Here’s a post from Caffeinated Thoughts. It’s about parenting, faith and prosperity.

Excerpt:

It is my job, as a parent, to raise and protect the children that God has given me. It goes beyond the obvious needs of food, clothing and shelter and into an even greater need of “Train(ing) a child in the way he should go, and when he is old he will not turn from it.” Proverbs 22:6.  Raising a child involves love, discipline, education and looking out for their needs now, as it will affect them when they are old. If parents in America only provide for a child’s physical needs, forgetting to nurture the whole child, then American parents have done nothing more than what a wild animal does for its offspring. My work as a parent goes well beyond the obvious and must be intentional in training, raising, and nurturing them into moral, ethical and God-fearing adults who will in turn also raise a generation who live and do likewise.

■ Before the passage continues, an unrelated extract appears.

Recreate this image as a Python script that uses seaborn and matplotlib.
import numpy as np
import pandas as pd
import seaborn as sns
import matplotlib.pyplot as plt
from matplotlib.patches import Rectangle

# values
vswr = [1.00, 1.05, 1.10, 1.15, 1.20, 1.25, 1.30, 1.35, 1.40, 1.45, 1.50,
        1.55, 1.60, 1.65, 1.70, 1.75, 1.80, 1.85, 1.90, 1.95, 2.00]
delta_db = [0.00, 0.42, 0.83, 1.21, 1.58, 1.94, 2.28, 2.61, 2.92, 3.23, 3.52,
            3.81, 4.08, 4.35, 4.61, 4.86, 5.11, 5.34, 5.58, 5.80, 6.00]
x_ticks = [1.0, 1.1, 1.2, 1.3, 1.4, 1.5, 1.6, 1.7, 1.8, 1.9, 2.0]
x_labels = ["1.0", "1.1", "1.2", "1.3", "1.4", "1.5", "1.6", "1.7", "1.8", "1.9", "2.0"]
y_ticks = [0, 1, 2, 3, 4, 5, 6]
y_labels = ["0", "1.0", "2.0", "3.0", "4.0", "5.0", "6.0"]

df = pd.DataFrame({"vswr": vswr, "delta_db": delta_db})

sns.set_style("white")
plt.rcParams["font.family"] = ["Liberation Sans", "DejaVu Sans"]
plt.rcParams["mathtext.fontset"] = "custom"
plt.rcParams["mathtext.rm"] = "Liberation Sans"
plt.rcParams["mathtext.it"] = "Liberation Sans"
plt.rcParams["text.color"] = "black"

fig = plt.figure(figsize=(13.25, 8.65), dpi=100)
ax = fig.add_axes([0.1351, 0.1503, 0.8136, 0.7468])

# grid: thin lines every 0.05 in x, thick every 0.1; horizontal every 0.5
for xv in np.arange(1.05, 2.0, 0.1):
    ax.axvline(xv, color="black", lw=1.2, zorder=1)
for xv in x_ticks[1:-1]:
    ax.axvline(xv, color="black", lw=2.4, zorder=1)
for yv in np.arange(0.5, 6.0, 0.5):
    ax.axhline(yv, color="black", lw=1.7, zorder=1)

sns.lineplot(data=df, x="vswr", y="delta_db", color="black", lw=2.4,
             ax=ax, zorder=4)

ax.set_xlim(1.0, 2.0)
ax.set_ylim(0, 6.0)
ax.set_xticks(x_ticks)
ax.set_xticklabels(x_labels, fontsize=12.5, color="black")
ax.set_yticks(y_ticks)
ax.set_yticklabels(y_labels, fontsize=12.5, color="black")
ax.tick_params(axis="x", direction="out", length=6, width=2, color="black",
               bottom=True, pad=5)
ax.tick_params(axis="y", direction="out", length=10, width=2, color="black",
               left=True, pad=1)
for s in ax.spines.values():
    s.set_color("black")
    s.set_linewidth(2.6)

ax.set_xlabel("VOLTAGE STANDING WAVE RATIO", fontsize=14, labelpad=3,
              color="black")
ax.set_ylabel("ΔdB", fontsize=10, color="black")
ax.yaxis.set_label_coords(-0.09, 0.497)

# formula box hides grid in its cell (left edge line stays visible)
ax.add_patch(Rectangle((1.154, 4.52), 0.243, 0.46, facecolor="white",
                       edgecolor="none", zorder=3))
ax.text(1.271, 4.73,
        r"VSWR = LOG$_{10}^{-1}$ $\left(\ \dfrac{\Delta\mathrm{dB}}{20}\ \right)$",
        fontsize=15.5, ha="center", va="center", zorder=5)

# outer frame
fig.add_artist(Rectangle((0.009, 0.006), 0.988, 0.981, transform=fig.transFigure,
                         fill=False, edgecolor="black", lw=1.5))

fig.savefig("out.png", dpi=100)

I must also fight for the ethical and moral rights of my children in the political arena, as they are unable to do so for themselves. As [Thomas] Paine stated, “We ought to do the work of it, otherwise we use them meanly and pitifully.” He was looking at his posterity realizing that the condition of the country in which they lived needed a drastic overhaul and unless the adults stepped up and took the initiative, the children would suffer for it.

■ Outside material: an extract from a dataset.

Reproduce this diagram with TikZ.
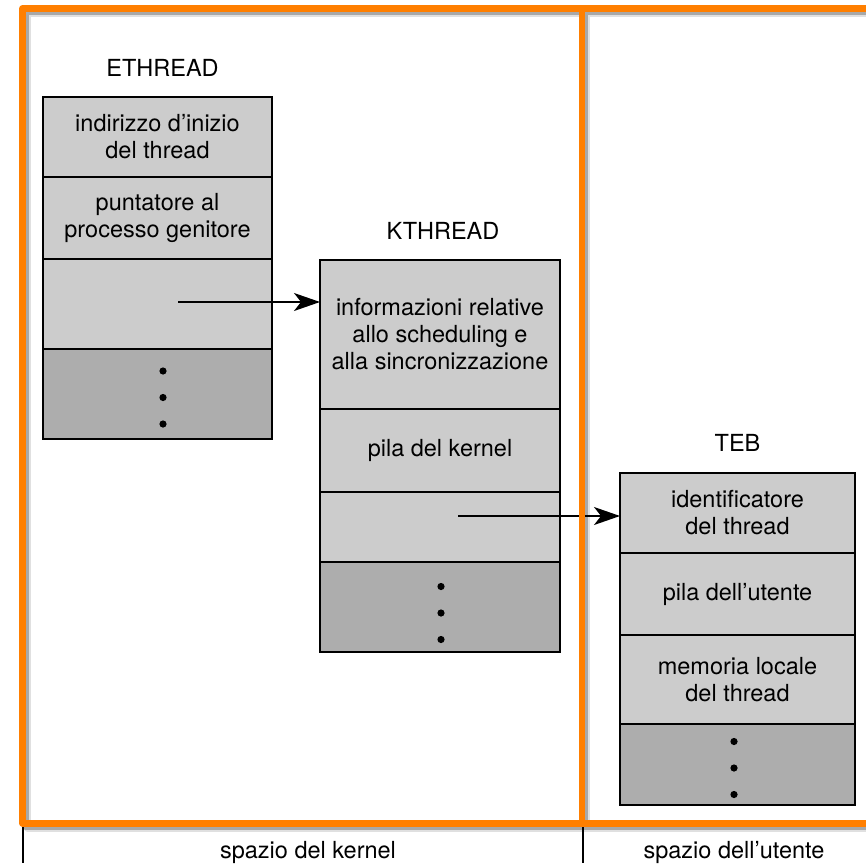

I like this post because it mentions protecting children’s relationships with God as well as their future economic well-being. I think that most people look at their children and think that their faith will be fine, and that their standard of living will as good as the parent’s, or better. But if we want to give those good things to our children, we need to be careful about how we teach them and how we vote. We can’t just “hope for the best” and expect things to work out – 80% of the young people who attend church through high school fall away from their faith. And the unemployment rate for young people today is over 50%.